How Severance convinced Game of Thrones alum Gwendoline Christie to do fight scenes again

Gwendoline Christie gave off Brienne of Tarth vibes last night on Severance, where she engaged in bloody battle with the vicious Mr. Drummond.
Gwendoline Christie in "Severance," premiering January 17, 2025 on Apple TV+.
Gwendoline Christie in "Severance," premiering January 17, 2025 on Apple TV+. | Severance

For seven seasons, Gwendoline Christie played the stout-hearted Brienne of Tarth on Game of Thrones, a woman who could go toe-to-toe with the male knights in a culture dominated by men. Brienne was shunned for her interests, but she did it better than pretty much anybody else and quickly won the hearts of fans. She also participated in some brutal fight scenes, most notably a season 4 clash with Sandor "the Hound" Clegane.

I couldn't help but think of that fight scene during the season 2 finale of Severance, where Christie's character Lorne — the woman in charge of the Mammalians Nurturable department, which tends a flock of goats deep in the bowels of the Lumon building — took on Mr. Drummond, the brutal Lumon enforcer who has been making Lorne sacrifice those goats for we know not how long. After Mr. Drummond started beating up Mark S, Lorne jumped him to help Mark and to make sure that no more innocent goats would die on her watch. The result was a bloody, knock-down, drag-out fight that would have made Brienne proud.

"This may be the first time that I've fought in a dress," Christie told Entertainment Weekly. "I had actually been reluctant to do any combat for years because I wanted to do other things. And because I played a part that was defined by that over the course of about a decade."

But when she landed the part of Lorne on Severance, she was open for anything. "When [director Ben Stiller] told me the ideas that brilliant [creator] Dan Erickson and everyone had for this scene, I just knew I had to go with it," Christie said. "And I knew that, actually, this was the most effective way to express Lorne's pain, that kind of inner screaming that we get a sense of in episode 3, we don't really understand, and nor should we, that that primal scream embodies itself as the desperate protective measure to take care of these goats, to protect these animals."

Gwendoline Christie's hopes for Lorne in Severance season 3

Again, Lorne's fierceness and protective instincts feel very Brienne-coded, which is a good thing. "I would absolutely love to return in the future," Christie said. "I truly would, because I have an intense fascination with this character, and I feel like I've only just seen the beginning of her. She causes me to explore parts of myself and my feelings and my psyche and my experience and my relationship to animals and my fellow man that I haven't looked at before. It is an endless source of fascination for me, and I think the show is truly exceptional. It's one of the most dazzling things on television in recent times, and it would be a tremendous honor and a phenomenal joy to go forward."

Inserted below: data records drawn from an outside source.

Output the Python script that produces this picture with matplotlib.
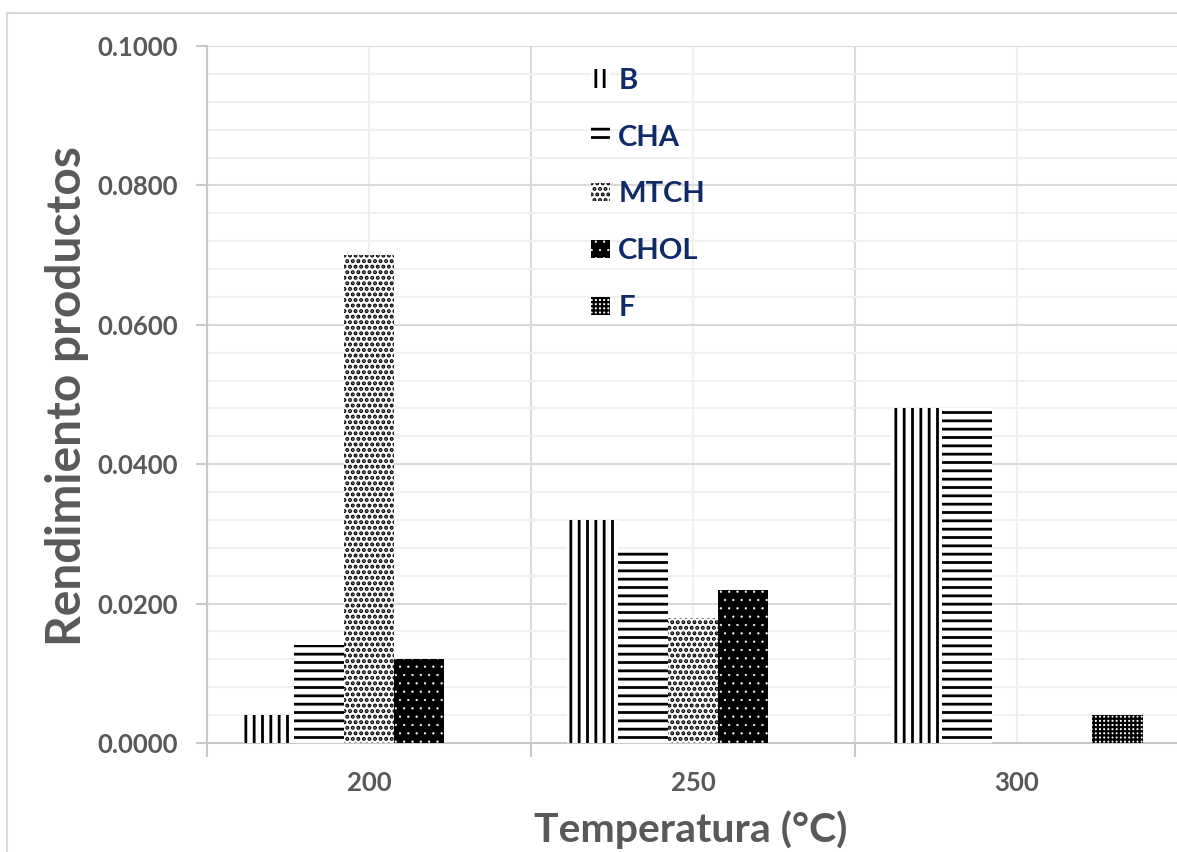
import numpy as np
import matplotlib
matplotlib.use("Agg")
import matplotlib.pyplot as plt
from matplotlib.patches import Rectangle

# Rendimiento de productos por temperatura
temperaturas = ["200", "250", "300"]
series = ["B", "CHA", "MTCH", "CHOL", "F"]
B = [0.0040, 0.0320, 0.0480]
CHA = [0.0140, 0.0275, 0.0480]
MTCH = [0.0700, 0.0180, 0.0]
CHOL = [0.0120, 0.0220, 0.0]
F = [0.0, 0.0, 0.0040]
valores = [B, CHA, MTCH, CHOL, F]

# estilo de cada serie: relleno, color de trama, trama, grosor de trama
estilos = [
    ("white", "black", "||", 2.0),
    ("white", "black", "--", 2.0),
    ("white", "black", "...", 2.0),
    ("black", "white", "..", 0.4),
    ("white", "black", "++++", 1.6),
]

plt.rcParams["font.family"] = ["Lato", "DejaVu Sans"]
plt.rcParams["font.weight"] = "bold"


def grosor_trama(patch, lw):
    if hasattr(patch, "set_hatch_linewidth"):
        patch.set_hatch_linewidth(lw)
    elif hasattr(patch, "_hatch_linewidth"):
        patch._hatch_linewidth = lw


fig = plt.figure(figsize=(11.77, 8.52), dpi=100)
ax = fig.add_axes([207 / 1177, 1 - 743 / 852, (1179 - 207) / 1177, (743 - 46) / 852])

# marco exterior del grafico
fig.patches.append(Rectangle((7 / 1177, -0.01), 1.0, 1 - 13 / 852 + 0.01,
                             transform=fig.transFigure, fill=False,
                             edgecolor="#d9d9d9", linewidth=1.5, zorder=0))

x = np.arange(len(temperaturas))
ancho = 0.155
handles = []
for i, (nombre, vals) in enumerate(zip(series, valores)):
    fc, hc, hatch, hlw = estilos[i]
    with plt.rc_context({"hatch.linewidth": hlw}):
        barras = ax.bar(x + (i - 2) * ancho, vals, ancho, facecolor=fc,
                        edgecolor=hc, linewidth=0, hatch=hatch, label=nombre,
                        zorder=3)
    for b in barras:
        grosor_trama(b, hlw)
    handles.append(barras)

ax.set_xlim(-0.5, 2.5)
ax.set_ylim(0, 0.1)

ax.set_yticks(np.arange(0, 0.1001, 0.02))
ax.set_yticks(np.arange(0, 0.1001, 0.004), minor=True)
ax.set_yticklabels([f"{v:.4f}" for v in np.arange(0, 0.1001, 0.02)])

ax.set_xticks([-0.5, 0.5, 1.5, 2.5])
ax.set_xticklabels([])
ax.set_xticks(x, minor=True)
ax.set_xticklabels(temperaturas, minor=True)

ax.grid(True, which="major", color="#d9d9d9", linewidth=1.5, zorder=0)
ax.grid(True, which="minor", color="#f0f0f0", linewidth=1.5, zorder=0)
ax.set_axisbelow(True)

for s in ["top", "right"]:
    ax.spines[s].set_visible(False)
ax.spines["left"].set_color("#c8c8c8")
ax.spines["bottom"].set_color("#c8c8c8")
ax.spines["left"].set_linewidth(1.5)
ax.spines["bottom"].set_linewidth(1.5)

ax.tick_params(axis="y", which="major", length=8, width=1.5, color="#c8c8c8",
               labelsize=18.5, labelcolor="#595959", pad=13)
ax.tick_params(axis="y", which="minor", length=0)
ax.tick_params(axis="x", which="major", length=10, width=1.5, color="#c8c8c8")
ax.tick_params(axis="x", which="minor", length=0, labelsize=18.5,
               labelcolor="#595959", pad=20)

fig.text(691 / 1177, 1 - 830 / 852, "Temperatura (°C)", ha="center",
         va="center", fontsize=29.5, color="#595959", fontweight="bold")
fig.text(67 / 1177, 1 - 396 / 852, "Rendimiento productos", ha="center",
         va="center", rotation=90, fontsize=34.5, color="#595959",
         fontweight="bold")

leg = ax.legend(handles=handles, loc="upper left",
                bbox_to_anchor=(576 / 1177, 1 - 53 / 852),
                bbox_transform=fig.transFigure, frameon=False, fontsize=21,
                handlelength=0.65, handleheight=0.6, handletextpad=0.3,
                labelspacing=1.06, borderpad=0)
for t in leg.get_texts():
    t.set_color("#0e2a68")
for h, est in zip(leg.legend_handles, estilos):
    grosor_trama(h, est[3])

fig.savefig("out.png", dpi=100)
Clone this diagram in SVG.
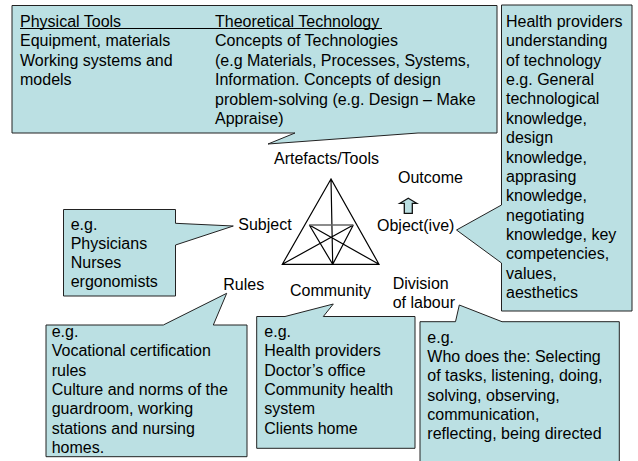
<svg xmlns="http://www.w3.org/2000/svg" width="638" height="461" viewBox="0 0 638 461">
<style>
.bx{fill:#BBE0E3;stroke:#222;stroke-width:1}
.t{font-family:"Liberation Sans",Arial,sans-serif;font-size:16px;fill:#000}
.tri{fill:none;stroke:#000;stroke-width:1.2}
</style>
<rect width="638" height="461" fill="#fff"/>
<g id="connectors">
<g id="activity-triangle">
<path class="tri" d="M331,179 L282.3,264.3 L379,264.3 Z M331,179 L332.7,264.3 M282.3,264.3 L353.3,225 M379,264.3 L309.3,225 M309.3,225 L332.7,264.3 M353.3,225 L332.7,264.3"/>
<line x1="309.3" y1="225" x2="353.3" y2="225" stroke="#666" stroke-width="1.6"/>
</g>
<path id="outcome-arrow" d="M408.3,198.3 L416.7,203.3 L412.3,203.3 L412.3,213.3 L404.3,213.3 L404.3,203.3 L399.9,203.3 Z" fill="#BBE0E3" stroke="#111" stroke-width="1.3" stroke-linejoin="miter"/>
</g>
<g id="node-tools">
<path class="bx" d="M12,5.5 H497 V133 H418 L268,144 L295,133 H12 Z"/>
<text class="t" x="20" y="26.5">Physical Tools</text>
<text class="t" x="215" y="26.5">Theoretical Technology</text>
<line x1="20" y1="28.5" x2="382" y2="28.5" stroke="#000" stroke-width="1"/>
<text class="t"><tspan x="20" y="46">Equipment, materials</tspan><tspan x="20" y="65.5">Working systems and</tspan><tspan x="20" y="85">models</tspan></text>
<text class="t"><tspan x="215" y="46">Concepts of Technologies</tspan><tspan x="215" y="65.5">(e.g Materials, Processes, Systems,</tspan><tspan x="215" y="85">Information. Concepts of design</tspan><tspan x="215" y="104.5">problem-solving (e.g. Design – Make</tspan><tspan x="215" y="124">Appraise)</tspan></text>
</g>
<g id="node-object">
<path class="bx" d="M501.5,5 H632 V311 H501.5 V263 L456.5,230 L501.5,205 Z"/>
<text class="t"><tspan x="506" y="27">Health providers</tspan><tspan x="506" y="46.4">understanding</tspan><tspan x="506" y="65.7">of technology</tspan><tspan x="506" y="85.1">e.g. General</tspan><tspan x="506" y="104.4">technological</tspan><tspan x="506" y="123.8">knowledge,</tspan><tspan x="506" y="143.2">design</tspan><tspan x="506" y="162.5">knowledge,</tspan><tspan x="506" y="181.9">apprasing</tspan><tspan x="506" y="201.2">knowledge,</tspan><tspan x="506" y="220.6">negotiating</tspan><tspan x="506" y="240">knowledge, key</tspan><tspan x="506" y="259.3">competencies,</tspan><tspan x="506" y="278.7">values,</tspan><tspan x="506" y="298">aesthetics</tspan></text>
</g>
<g id="node-subject">
<path class="bx" d="M63.5,209.5 H175.5 V223.3 L233.3,226 L175.5,245 V296 H63.5 Z"/>
<text class="t"><tspan x="70.7" y="229.5">e.g.</tspan><tspan x="70.7" y="248.5">Physicians</tspan><tspan x="70.7" y="267.5">Nurses</tspan><tspan x="70.7" y="286.7">ergonomists</tspan></text>
</g>
<g id="node-rules">
<path class="bx" d="M46,325 H163.3 L226.7,293.3 L213.3,325 H247 V456.7 H46 Z"/>
<text class="t"><tspan x="51.7" y="337">e.g.</tspan><tspan x="51.7" y="356.3">Vocational certification</tspan><tspan x="51.7" y="375.6">rules</tspan><tspan x="51.7" y="394.9">Culture and norms of the</tspan><tspan x="51.7" y="414.2">guardroom, working</tspan><tspan x="51.7" y="433.5">stations and nursing</tspan><tspan x="51.7" y="452.8">homes.</tspan></text>
</g>
<g id="node-community">
<path class="bx" d="M256.7,316.5 H285 L333.3,304 L323.3,316.5 H415 V448.3 H256.7 Z"/>
<text class="t"><tspan x="264.3" y="337">e.g.</tspan><tspan x="264.3" y="356.3">Health providers</tspan><tspan x="264.3" y="375.6">Doctor’s office</tspan><tspan x="264.3" y="394.9">Community health</tspan><tspan x="264.3" y="414.2">system</tspan><tspan x="264.3" y="433.5">Clients home</tspan></text>
</g>
<g id="node-division">
<path class="bx" d="M420,321.7 H455.5 L459.3,305 L502,321.7 H619.3 V470 H420 Z"/>
<text class="t"><tspan x="427.3" y="343">e.g.</tspan><tspan x="427.3" y="362.2">Who does the: Selecting</tspan><tspan x="427.3" y="381.4">of tasks, listening, doing,</tspan><tspan x="427.3" y="400.6">solving, observing,</tspan><tspan x="427.3" y="419.8">communication,</tspan><tspan x="427.3" y="439">reflecting, being directed</tspan></text>
</g>
<g id="labels">
<text class="t" x="274" y="164">Artefacts/Tools</text>
<text class="t" x="398" y="183">Outcome</text>
<text class="t" x="238.3" y="230">Subject</text>
<text class="t" x="377" y="231">Object(ive)</text>
<text class="t" x="223.3" y="290">Rules</text>
<text class="t" x="290" y="296">Community</text>
<text class="t" x="392.7" y="289">Division</text>
<text class="t" x="392.7" y="308.3">of labour</text>
</g>
</svg>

"So get your pens and paper out and write letters to Dan Erickson and Ben Stiller and Apple and anyone else important, and just say that you'd really like to see a bit more of Lorne."

Apple just announced that Severance has been renewed for a third season, so I don't think anybody needs to write letters. The second season ended with Lorne and the other "innies" — a person's second personality meant to exist only at work, produced through the severance procedure — still in the Lumon building, which is now under lockdown. I can definitely imagine Lorne knocking around down there with Mark and Helly and the goats next season.

Chrisie hopes we get to dig deeper into the character and possibly learn more about her outie, the person she is outside of work. "We've had some conversations about those kinds [of things]," she said. "I've vocalized some of my ideas around that, but it will be an intense joy to have that glorious honor and opportunity. I've got so many ideas, and I'm not even joking."

We would also, presumably, find out exact why Lumon breeds all those goats. We found a bit in the finale: the one goat, Emile, was going to be sacrificed so that it could help guide the soul of a woman Lumon was going to kill into the bosom of Kier, the company founder who the employees at Lumon worship as a messiah. Obviously, that is a cuckoo bananas reason to sacrifice a goat...or to do anything. Knowing Lumon, that really might be the extent of it, or there could be more mystery underneath.

"I do actually have the answers, but one of the conditions of doing the show from the creative team was they asked me something and I agreed to it, which was that I had to actually undergo the severance procedure," Christie said. "That means that I will never be able to release what the goats mean."